In this version of the debate (and there are others), Ben Azzai, surprisingly, is given the last word. But it would appear that his view is more aspiration than reality. For most people, innate empathy goes only so far. It would be a wonderful thing if our innate empathy for others would make wronging them unthinkable. But most of us aren’t there yet, and may never be. And hence, Rabbi Akiva’s view is the more realistic.
In short, if we compare Judaism to language, it would seem that mindfulness of grammar is a necessary part of fluency—that we do need to be consciously aware of our actions and their motives, at least until we are able to internalize the actions so thoroughly that they become part of our being.
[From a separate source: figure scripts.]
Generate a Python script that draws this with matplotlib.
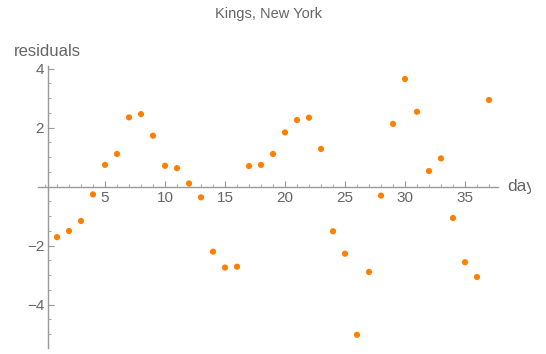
import matplotlib
matplotlib.use("Agg")
import matplotlib.pyplot as plt
from matplotlib.ticker import MultipleLocator, FixedLocator
from matplotlib.transforms import Bbox, TransformedBbox

days = list(range(1, 38))
residuals = [-1.71, -1.50, -1.16, -0.26, 0.74, 1.11, 2.35, 2.46, 1.73, 0.71,
             0.63, 0.11, -0.36, -2.20, -2.74, -2.71, 0.70, 0.74, 1.11, 1.84,
             2.26, 2.34, 1.28, -1.51, -2.27, -5.02, -2.89, -0.30, 2.13, 3.65,
             2.54, 0.53, 0.96, -1.06, -2.56, -3.06, 2.94]
x_ticks = [5, 10, 15, 20, 25, 30, 35]
y_ticks = [-4, -2, 2, 4]
title = "Kings, New York"
x_label = "days"
y_label = "residuals"

plt.rcParams['font.family'] = ['Liberation Sans', 'DejaVu Sans']
txt = '#666666'
axc = '#999999'

fig = plt.figure(figsize=(5.46, 3.54), dpi=100)
ax = fig.add_axes([38.4 / 546, (354 - 348.1) / 354, (498 - 38.4) / 546, (348.1 - 65.75) / 354])
ax.set_xlim(-0.55, 37.75)
ax.set_ylim(-5.47, 4.1)

ax.scatter(days, residuals, s=20, color='#FF8000', edgecolors='none', zorder=3)

for s in ['top', 'right']:
    ax.spines[s].set_visible(False)
ax.spines['left'].set_position(('data', 0.28))
ax.spines['bottom'].set_position(('data', 0))
for s in ['left', 'bottom']:
    ax.spines[s].set_color(axc)
    ax.spines[s].set_linewidth(1.0)

ax.xaxis.set_major_locator(FixedLocator(x_ticks))
ax.xaxis.set_minor_locator(MultipleLocator(1))
ax.yaxis.set_major_locator(FixedLocator(y_ticks))
ax.yaxis.set_minor_locator(MultipleLocator(0.5))
ax.tick_params(which='both', direction='in', color=axc, labelcolor=txt, labelsize=11)
ax.tick_params(which='major', length=4, width=0.8, pad=3)
ax.tick_params(which='minor', length=2, width=0.6)
ax.set_yticklabels(['\u22124', '\u22122', '2', '4'])

fig.text(268.5 / 546, 1 - 14 / 354, title, ha='center', va='center', color=txt, fontsize=10.5)
fig.text(14 / 546, 1 - 56 / 354, y_label, ha='left', va='baseline', color=txt, fontsize=12)
xl = fig.text(507.5 / 546, 1 - 186 / 354, x_label, ha='left', va='center', color=txt, fontsize=12.5)
xl.set_clip_box(TransformedBbox(Bbox([[0, 0], [531 / 546, 1]]), fig.transFigure))
xl.set_clip_on(True)

fig.savefig('out.png', dpi=100)
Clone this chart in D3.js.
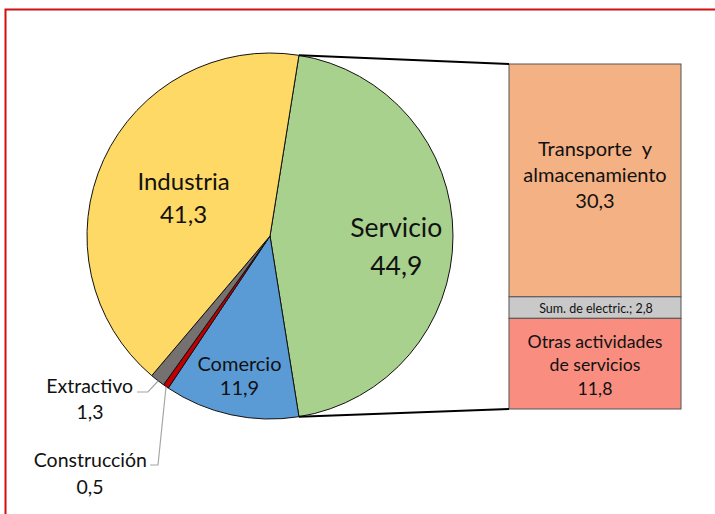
<!DOCTYPE html>
<html><head><meta charset="utf-8">
<script src="https://cdn.jsdelivr.net/npm/d3@7"></script>
<style>body{margin:0;background:#fff}svg{display:block;font-family:Lato,"Open Sans",sans-serif}</style>
</head><body><svg id="c" width="715" height="514"></svg>
<script>
// Data
const sectors = ["Servicio","Comercio","Construcción","Extractivo","Industria"];
const sectorValues = [44.9, 11.9, 0.5, 1.3, 41.3];
const sectorLabels = ["44,9","11,9","0,5","1,3","41,3"];
const sectorColors = ["#A9D18E","#5B9BD5","#C00000","#767171","#FFD966"];
const subSectors = ["Transporte  y almacenamiento","Sum. de electric.","Otras actividades de servicios"];
const subValues = [30.3, 2.8, 11.8];
const subLabels = ["30,3","2,8","11,8"];
const subColors = ["#F4B183","#C9C9C9","#F98E80"];

const svg = d3.select("#c");
// frame
svg.append("rect").attr("x",5.5).attr("y",9.5).attr("width",740).attr("height",540)
  .attr("fill","none").attr("stroke","#D01010").attr("stroke-width",2);

const cx = 270, cy = 236, R = 183;
const total = d3.sum(sectorValues);
const servAngle = sectorValues[0]/total*2*Math.PI;
const start = Math.PI/2 - servAngle/2;
const pie = d3.pie().sort(null).value(d=>d).startAngle(start).endAngle(start+2*Math.PI);
const arcs = pie(sectorValues);
const arc = d3.arc().innerRadius(0).outerRadius(R);
const g = svg.append("g").attr("transform",`translate(${cx},${cy})`);
g.selectAll("path").data(arcs).join("path")
  .attr("d",arc).attr("fill",(d,i)=>sectorColors[i])
  .attr("stroke","#111").attr("stroke-width",1);

// bar of pie
const barX = 509, barW = 172, barTop = 64, barBot = 409;
const y = d3.scaleLinear().domain([0, d3.sum(subValues)]).range([barTop, barBot]);
let cum = 0;
const segs = subValues.map(v=>{const s={y0:cum,y1:cum+v};cum+=v;return s;});
svg.selectAll("rect.seg").data(segs).join("rect").attr("class","seg")
  .attr("x",barX).attr("width",barW)
  .attr("y",d=>y(d.y0)).attr("height",d=>y(d.y1)-y(d.y0))
  .attr("fill",(d,i)=>subColors[i]).attr("stroke","#555").attr("stroke-width",1);

// connector lines
const sa = arcs[0].startAngle, ea = arcs[0].endAngle;
const p1 = [cx+R*Math.sin(sa), cy-R*Math.cos(sa)];
const p2 = [cx+R*Math.sin(ea), cy-R*Math.cos(ea)];
svg.append("line").attr("x1",p1[0]).attr("y1",p1[1]).attr("x2",barX).attr("y2",y(0))
  .attr("stroke","#000").attr("stroke-width",2);
svg.append("line").attr("x1",p2[0]).attr("y1",p2[1]).attr("x2",barX).attr("y2",y(d3.sum(subValues)))
  .attr("stroke","#000").attr("stroke-width",2);

function label(lines, x, yc, size, lh, anchor){
  const t = svg.append("text").attr("x",x).attr("y",yc - (lines.length-1)*lh/2)
    .attr("font-size",size).attr("fill","#111").attr("text-anchor",anchor||"middle")
    .attr("dominant-baseline","central").style("white-space","pre");
  lines.forEach((l,i)=>t.append("tspan").attr("x",x).attr("dy",i===0?0:lh).text(l));
}
function centroidAt(i, f){
  const a=(arcs[i].startAngle+arcs[i].endAngle)/2;
  return [cx+R*f*Math.sin(a), cy-R*f*Math.cos(a)];
}
let c;
c = centroidAt(4,0.52); label([sectors[4], sectorLabels[4]], c[0], c[1], 24, 33);
c = centroidAt(0,0.69); label([sectors[0], sectorLabels[0]], c[0], c[1]+10, 26.5, 38);
c = centroidAt(1,0.78); label([sectors[1], sectorLabels[1]], c[0], c[1], 20, 24);

// outside labels with leaders
svg.append("polyline").attr("points","137,392 148,392 158,381").attr("fill","none").attr("stroke","#A6A6A6").attr("stroke-width",1.2);
svg.append("polyline").attr("points","150,465 158,465 166,387").attr("fill","none").attr("stroke","#A6A6A6").attr("stroke-width",1.2);
label([sectors[3]], 133, 385, 19.5, 26, "end");
label([sectorLabels[3]], 90, 411, 19.5, 26);
label([sectors[2]], 147, 459, 19.5, 26, "end");
label([sectorLabels[2]], 90, 486, 19.5, 26);

// bar labels
const bx = barX + barW/2;
label(["Transporte\u00A0 y","almacenamiento", subLabels[0]], bx, 174, 20, 26);
label([subSectors[1]+"; "+subLabels[1]], bx+1, y((segs[1].y0+segs[1].y1)/2), 12.5, 20);
label(["Otras actividades","de servicios", subLabels[2]], bx, 364, 17.7, 23.5);
</script></body></html>
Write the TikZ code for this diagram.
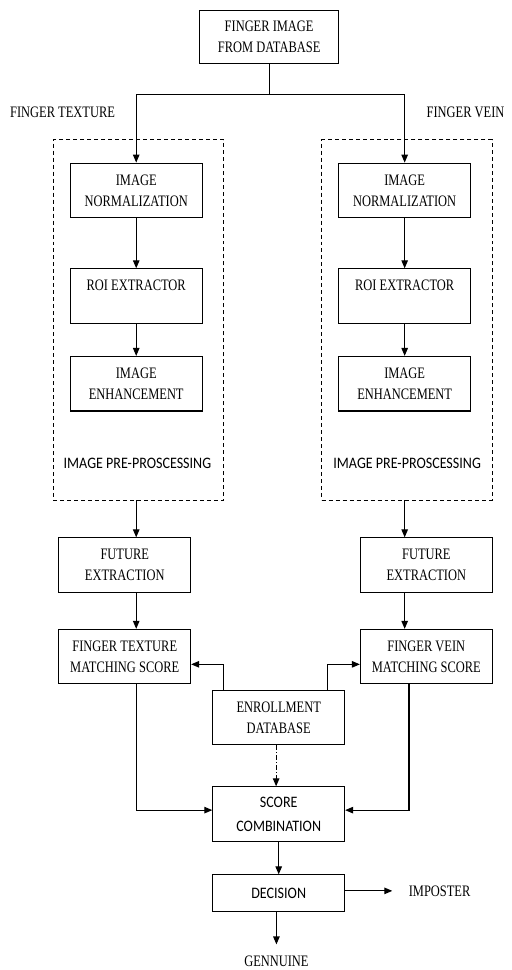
\documentclass[tikz,border=0pt]{standalone}
\usepackage{fontspec}
\newfontfamily\serfont{Liberation Serif}[FakeStretch=0.78]
\newfontfamily\calfont{Carlito}[FakeStretch=0.88]
\usetikzlibrary{arrows.meta}

\tikzset{
  blk/.style={draw, line width=1.1pt, minimum width=132pt, minimum height=54.6pt, align=center, inner sep=0pt},
  arr/.style={line width=1.1pt, -{Triangle[length=8pt,width=6.5pt]}},
  ln/.style={line width=1.1pt},
  grp/.style={draw, line width=0.8pt, dash pattern=on 4pt off 3pt, minimum width=171pt, minimum height=361pt},
  sans/.style={font=\calfont\fontsize{16}{24}\selectfont},
}

\begin{document}
\begin{tikzpicture}[x=1pt, y=-1pt, every node/.style={font=\serfont\fontsize{16}{21}\selectfont}]
  \fill[white] (0,0) rectangle (513,970);

  % Source and branch labels
  \node[blk, minimum width=139pt, minimum height=53pt] (src) at (269.7,37.3) {FINGER IMAGE\\FROM DATABASE};
  \coordinate (split) at (269.7,95);
  \node (lblL) at (62.7,112.7) {FINGER TEXTURE};
  \node (lblR) at (466.5,112.7) {FINGER VEIN};

  % Pre-processing, features and matching for each branch
  \foreach \s/\cx/\px/\fx/\mt in {L/136.5/137.7/125/FINGER TEXTURE, R/405.5/408/427.2/FINGER VEIN} {
    \node[grp] (pre\s) at (\cx+2.3,320.5) {};
    \node[blk] (norm\s) at (\cx,190.8) {IMAGE\\NORMALIZATION};
    \node[blk] (roi\s) at (\cx,296.7) {ROI EXTRACTOR\\\mbox{}};
    \node[blk] (enh\s) at (\cx,384.5) {IMAGE\\ENHANCEMENT};
    \node[sans] (ptxt\s) at (\px,464.3) {IMAGE PRE-PROSCESSING};
    \node[blk] (feat\s) at (\fx,566.3) {FUTURE\\EXTRACTION};
    \node[blk] (match\s) at (\fx,658) {\mt\\MATCHING SCORE};

    \draw[arr] (split) -| (norm\s);
    \draw[arr] (norm\s) -- (roi\s);
    \draw[arr] (roi\s) -- (enh\s);
    \draw[arr] (pre\s.south -| norm\s) -- (feat\s.north -| norm\s);
    \draw[arr] (feat\s.south -| norm\s) -- (match\s.north -| norm\s);
  }
  \draw[ln] (src) -- (split);

  % Enrollment, fusion and decision
  \node[blk] (enroll) at (279.3,718.8) {ENROLLMENT\\DATABASE};
  \node[blk, sans] (comb) at (279.3,815.8) {SCORE\\COMBINATION};
  \node[blk, sans, minimum height=37pt] (dec) at (279.3,895.2) {DECISION};
  \node (imp) at (440.5,892.7) {IMPOSTER};
  \node (gen) at (277,963.3) {GENNUINE};

  \draw[arr] ([xshift=-55.3pt]enroll.north) |- ([yshift=-7.7pt]matchL.east);
  \draw[arr] ([xshift=49pt]enroll.north) |- ([yshift=-7.7pt]matchR.west);
  \draw[arr] (matchL.south -| normL) |- ([yshift=4pt]comb.west);
  \draw[arr] ([xshift=-17.4pt]matchR.south) |- ([yshift=4pt]comb.east);
  \draw[arr, dash pattern=on 5pt off 2pt on 1pt off 2pt] ([xshift=-2.6pt]enroll.south) -- ([xshift=-2.6pt]comb.north);
  \draw[arr] (comb) -- (dec);
  \draw[arr] (dec.east |- imp.west) -- ([xshift=-13pt]imp.west);
  \draw[arr] (dec.south -| gen) -- ([yshift=8pt]gen.north);
\end{tikzpicture}
\end{document}
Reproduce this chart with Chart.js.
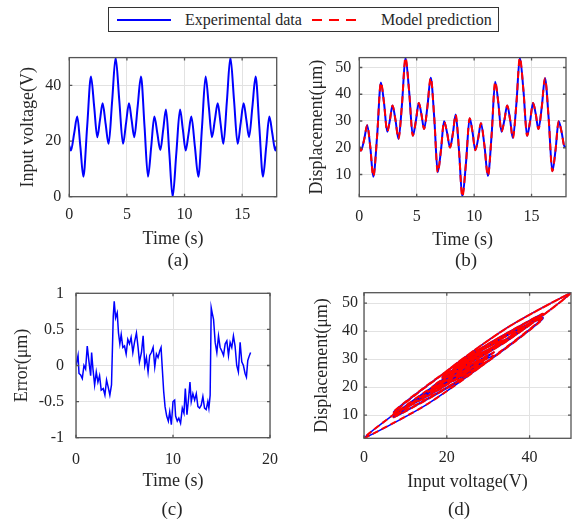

Perhaps there is a hint of this notion in the hopeful vision that Yermiyahu was shown:
They will no longer teach, everyone his neighbor and everyone his brother, saying, ‘Know Hashem,’ for they will all know Me, from the least of them to the greatest of them.
In an ideal world, right action will be instinctive and utterly un-self-conscious. But at the same time, we’ll also instinctively know the deeper meaning behind all our actions: that we are made in the Image of God.
I feel there is more to be said on both sides of this discussion, and would be interested in hearing what others think!